Oh, I think you’re right. I think you’re right.

BROOKE GLADSTONE:

Why is that? It's almost conventional wisdom: they can't go anywhere without goals, they can’t go anywhere without organization, they can't go anywhere without clear demands and party affiliations. They actively resist these things. They want to move ahead in a inchoate fashion, as a – an expression of discontent.

MICHAEL KAZIN:

Well, I think at this stage being a little inchoate, being a little incoherent, even, but being very clear what you’re against more than what you’re for enables lots of people to part, with their own reasons. But after a while, when we're getting into November and December in, in the Northeast, clearly people aren’t going to continue to camp out in large numbers.

So at this stage what they're doing is very effective. If it continues to go on, people in the media will say well, you did this for two months. What are you gonna do next?

BROOKE GLADSTONE:

But I'm still puzzled. Why are they even effective now?

MICHAEL KAZIN:

Well partly, talk about the media, I think there has been a sense that this economic discontent, and not just here but elsewhere in the world that said why aren’t Americans angry about this, why are the only Americans angry, angry about the government?

So I think, for very good reasons, a lot of people in the media have been looking for this to happen for some time, and once it starts to happen, they cover it and the coverage itself helps to generate more interest.

BROOKE GLADSTONE:

The Vancouver-based anti-consumerist magazine Adbusters kicked this whole thing off with a call to occupy Wall Street last summer. Its co-founder told Salon that Adbusters was a student of the Situationist movement. This is the idea that if you have a very powerful meme, an idea, and the moment is right, then that is in itself enough to ignite a revolution.

MICHAEL KAZIN:

Well, the Situationists did not ignite a revolution.
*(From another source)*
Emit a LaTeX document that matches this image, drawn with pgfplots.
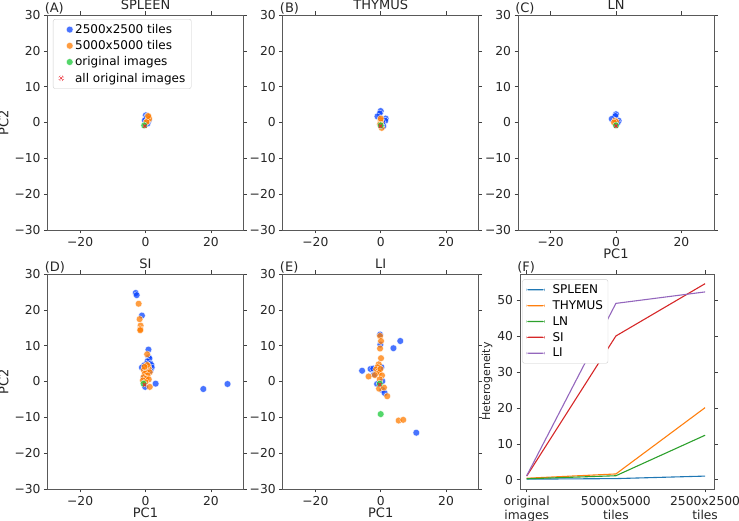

They did ignite a very powerful movement that was pretty short lived in France and a few other countries. And they were influential to a certain degree among some New Left intellectuals in this country, as well.

The fact that most people in your listening audience have never heard of them itself [LAUGHS] I think is a –

[BROOKE LAUGHS]

- is indication that their influence was interesting but not highly significant, I don’t think.

One thing they did make clear, and this was certainly happening in the sixties with people like Abby Hoffman and Jerry Rubin, the Yippies, is that they realized that if you can be humorous and, uh, provocative and make the powers that be look small, look ridiculous, you can really get people on your side.

BROOKE GLADSTONE:

I guess I subscribe, to my own surprise, to a kind of ether theory of movements, in that, you know, in the Tea Party you had all of this anger going into the ether, and it didn’t really matter whether the facts were right or wrong; there was a kind of change in the temperature. And suddenly these ideas were everywhere, just filling the air.

It strikes me that this is an attempt to change the temperature again, to change how people see the world.

MICHAEL KAZIN:

As, as a historian, I think that nothing comes from nothing. And it’s still in numbers fairly small. That has to be said.

But then, of course, the four people who sat in at lunch counters in, uh, Greensboro, North Carolina in 1960 was also a small group. But they were representing a larger group. So size itself isn’t enough.

But I think people in the media are groping to sort of understand who these people are, whether they are really on the left or whether they are just a group of fairly non-ideological people. All these questions seem to be open.

BROOKE GLADSTONE:

Do you have any notion of which way you think this could go?

MICHAEL KAZIN:

This is fun about being a historian. You know, these – these things are not predictable. They really have to keep adapting to changes in the structures that they are protesting. People make their own history but not as they please, as this, uh, famous leftist Karl Marx wrote [LAUGHS] in the nineteenth century.

BROOKE GLADSTONE:

Michael, thank you very much.

MICHAEL KAZIN:

Oh, you’re very welcome.

BROOKE GLADSTONE:

Michael Kazin’s new book is American Dreamers:  How the Left Changed a Nation.